Comment donner mon avis sur ce livre d'
Angélique Villeneuve ? Trouver des mots si légers qu'ils viendraient se poser sur les siens comme la vibration d'une aile de papillon ? Il y a ce livre, que j'ai lu il y a plusieurs mois, déjà, et que je continue de garder enserré dans ma poitrine. Il y a ce qu'il exprime et il y a tout ce qu'il fait résonner en moi. Il y a une auteure et il y a une mère. Il y a la mort et il y a la vie. Comment modeler tout cela en des phrases qui exprimeraient l'ensemble, l'intime, le littéraire et le réel, l'écriture et ses effets ? le plus facile serait de ne pas en parler du tout et de garder pour moi seule les tremblements qu'il a fait naître. Mais ce ne serait guère lui rendre hommage. Et, surtout, ce serait empêcher que mes mots puissent, chez chacun ou même chez un seul, susciter le désir de pénétrer dans cette
Nuit de septembre et d'y trouver réconfort. Prétention de ma part, peut-être. Toutefois, il me semble essentiel d'avoir la possibilité de s'aventurer sur ce chemin de vie, que l'auteure, comme un nautonier qui infléchirait sa trajectoire, éclaire en sentinelle blessée.
La narratrice entre dans cette
nuit de septembre lorsque son fils, à 21 ans, choisit de se suicider. Longue nuit d'une mère qui, dès lors, commence une quête douloureuse mais vitale. Comment est-on mère d'un enfant mort ? Habituée, par son métier d'écrivain, à faire confiance aux mots pour exprimer, pour explorer pensées, émotions et sentiments, elle utilise les pouvoirs de la langue et de l'écriture pour défricher les chemins de "l'après" avec toute la puissance que donne l'amour. Les mots deviennent ainsi les jalons d'un cheminement intérieur qui permet de reconstruire un être, sans oublier, sans rien occulter, mais en acceptant de plonger au plus dense de la souffrance. Cette capacité à poser les choses, pour mieux les décortiquer, dépouille la douleur de ce qu'elle a d'inconcevable, la circonscrit, en quelque sorte, comme pour l'apprivoiser, sans jamais la faire disparaître.

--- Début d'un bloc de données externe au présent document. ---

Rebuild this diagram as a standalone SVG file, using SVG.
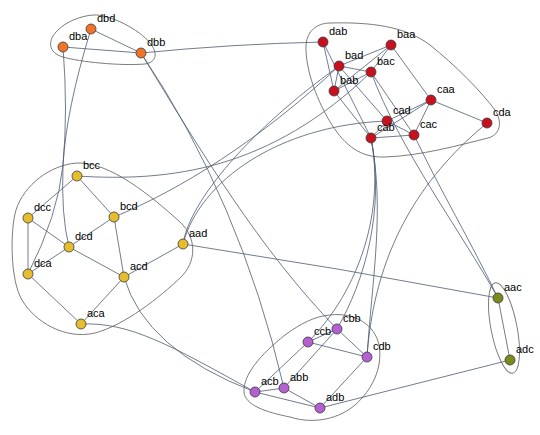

Amplifié par l'emploi de la deuxième personne du singulier, ce léger pas de côté permet de fouiller la force du lien, le chagrin solaire des souvenirs, les abysses de l'absence irrémédiable, la béance au coeur de la vie et, finalement, d'inscrire ses "pas dans un présent possible". Faire le récit de ces jours enténébrés, c'est aussi laisser filtrer la luminosité intense des bouffées de vie auxquelles le chagrin s'intègre. C'est faire le choix paradoxal de supporter l'insupportable et de préserver cette part de nuit, de garder à vif cette blessure sans que jamais elle ne vienne masquer la beauté du monde. Ne plus souffrir ne serait-ce pas oublier ? Si l'on refuse cet oubli, alors il faut accepter la douleur. Mais l'accepter sans résignation, sans larmoiements, sans impudeur, comme partie intégrante de ce que l'on est. L'accepter dignement, consciemment, parce que, sans doute, c'est là que continue de respirer l'enfant disparu.
Je sais déjà qu'aux moments de chaos, les mots d'
Angélique Villeneuve seront là, toujours, et que cette luminosité qu'ils réfractent fera apparaître "les belles choses" et rendra les choses belles.